-- Start of Collected data --
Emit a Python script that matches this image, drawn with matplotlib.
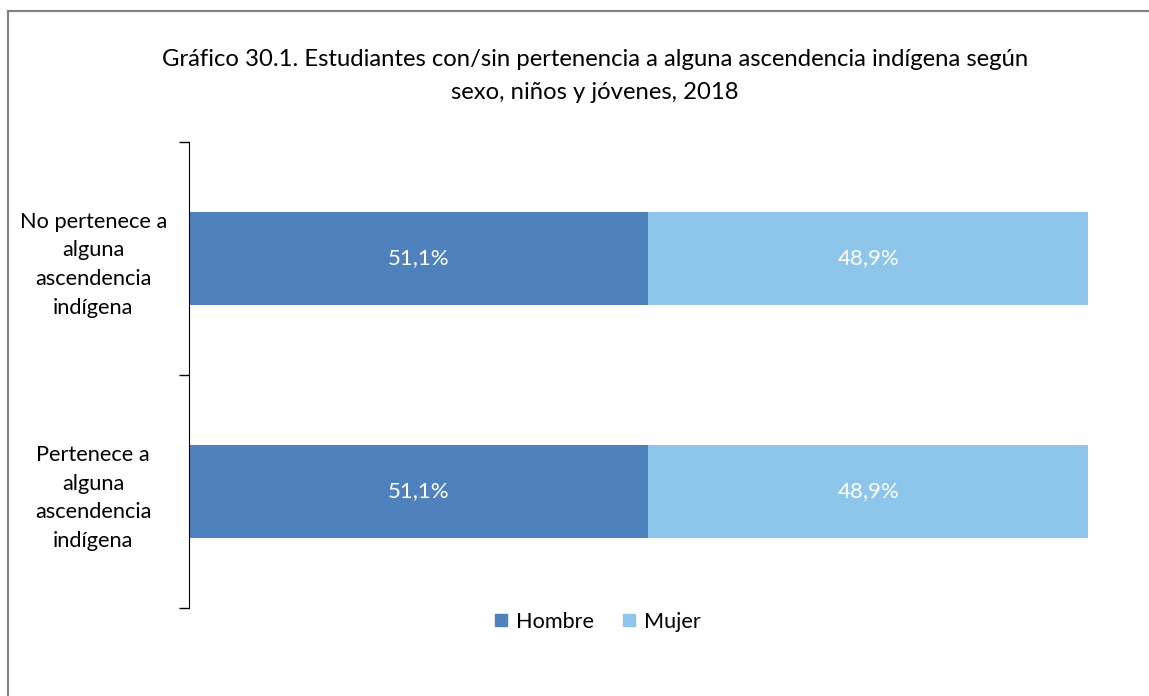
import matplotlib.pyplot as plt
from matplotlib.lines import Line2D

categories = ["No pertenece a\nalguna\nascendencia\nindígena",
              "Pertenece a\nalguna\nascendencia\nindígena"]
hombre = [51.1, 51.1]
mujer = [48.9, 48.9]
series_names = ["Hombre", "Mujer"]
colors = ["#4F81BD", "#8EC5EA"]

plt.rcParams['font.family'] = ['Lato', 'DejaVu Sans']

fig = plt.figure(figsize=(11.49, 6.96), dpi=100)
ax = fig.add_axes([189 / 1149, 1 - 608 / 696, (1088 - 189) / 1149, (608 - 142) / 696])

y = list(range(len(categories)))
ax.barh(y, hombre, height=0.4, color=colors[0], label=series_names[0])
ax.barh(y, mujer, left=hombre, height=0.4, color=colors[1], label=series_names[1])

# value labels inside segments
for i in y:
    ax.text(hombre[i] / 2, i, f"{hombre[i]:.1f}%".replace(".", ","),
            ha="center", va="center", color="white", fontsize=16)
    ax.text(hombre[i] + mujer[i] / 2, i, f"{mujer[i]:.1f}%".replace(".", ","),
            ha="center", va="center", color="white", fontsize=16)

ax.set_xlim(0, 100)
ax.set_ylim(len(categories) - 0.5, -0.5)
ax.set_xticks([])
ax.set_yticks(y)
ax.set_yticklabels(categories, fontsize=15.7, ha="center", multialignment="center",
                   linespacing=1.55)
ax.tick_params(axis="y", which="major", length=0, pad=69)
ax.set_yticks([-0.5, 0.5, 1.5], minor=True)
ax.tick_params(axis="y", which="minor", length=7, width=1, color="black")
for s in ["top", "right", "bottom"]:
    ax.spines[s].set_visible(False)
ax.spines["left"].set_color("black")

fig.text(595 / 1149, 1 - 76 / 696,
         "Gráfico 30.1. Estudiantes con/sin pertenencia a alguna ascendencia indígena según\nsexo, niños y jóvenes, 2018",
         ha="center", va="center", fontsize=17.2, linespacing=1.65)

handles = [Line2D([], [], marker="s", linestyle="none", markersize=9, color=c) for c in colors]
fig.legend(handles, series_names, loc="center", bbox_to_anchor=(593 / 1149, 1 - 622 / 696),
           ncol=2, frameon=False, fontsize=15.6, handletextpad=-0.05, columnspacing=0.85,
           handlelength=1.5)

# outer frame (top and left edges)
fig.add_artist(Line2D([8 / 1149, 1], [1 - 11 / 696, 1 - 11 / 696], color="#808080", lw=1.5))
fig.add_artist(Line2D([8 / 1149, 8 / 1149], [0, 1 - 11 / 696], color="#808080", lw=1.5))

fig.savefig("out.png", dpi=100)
-- End of Collected data --
§ **What is asked**
Return only the lines from the start of the data through the line that contains "handlelength=1.5)", please, copying them exactly and omitting all pictures.

§ **Result for this task**
Emit a Python script that matches this image, drawn with matplotlib.
import matplotlib.pyplot as plt
from matplotlib.lines import Line2D

categories = ["No pertenece a\nalguna\nascendencia\nindígena",
              "Pertenece a\nalguna\nascendencia\nindígena"]
hombre = [51.1, 51.1]
mujer = [48.9, 48.9]
series_names = ["Hombre", "Mujer"]
colors = ["#4F81BD", "#8EC5EA"]

plt.rcParams['font.family'] = ['Lato', 'DejaVu Sans']

fig = plt.figure(figsize=(11.49, 6.96), dpi=100)
ax = fig.add_axes([189 / 1149, 1 - 608 / 696, (1088 - 189) / 1149, (608 - 142) / 696])

y = list(range(len(categories)))
ax.barh(y, hombre, height=0.4, color=colors[0], label=series_names[0])
ax.barh(y, mujer, left=hombre, height=0.4, color=colors[1], label=series_names[1])

# value labels inside segments
for i in y:
    ax.text(hombre[i] / 2, i, f"{hombre[i]:.1f}%".replace(".", ","),
            ha="center", va="center", color="white", fontsize=16)
    ax.text(hombre[i] + mujer[i] / 2, i, f"{mujer[i]:.1f}%".replace(".", ","),
            ha="center", va="center", color="white", fontsize=16)

ax.set_xlim(0, 100)
ax.set_ylim(len(categories) - 0.5, -0.5)
ax.set_xticks([])
ax.set_yticks(y)
ax.set_yticklabels(categories, fontsize=15.7, ha="center", multialignment="center",
                   linespacing=1.55)
ax.tick_params(axis="y", which="major", length=0, pad=69)
ax.set_yticks([-0.5, 0.5, 1.5], minor=True)
ax.tick_params(axis="y", which="minor", length=7, width=1, color="black")
for s in ["top", "right", "bottom"]:
    ax.spines[s].set_visible(False)
ax.spines["left"].set_color("black")

fig.text(595 / 1149, 1 - 76 / 696,
         "Gráfico 30.1. Estudiantes con/sin pertenencia a alguna ascendencia indígena según\nsexo, niños y jóvenes, 2018",
         ha="center", va="center", fontsize=17.2, linespacing=1.65)

handles = [Line2D([], [], marker="s", linestyle="none", markersize=9, color=c) for c in colors]
fig.legend(handles, series_names, loc="center", bbox_to_anchor=(593 / 1149, 1 - 622 / 696),
           ncol=2, frameon=False, fontsize=15.6, handletextpad=-0.05, columnspacing=0.85,
           handlelength=1.5)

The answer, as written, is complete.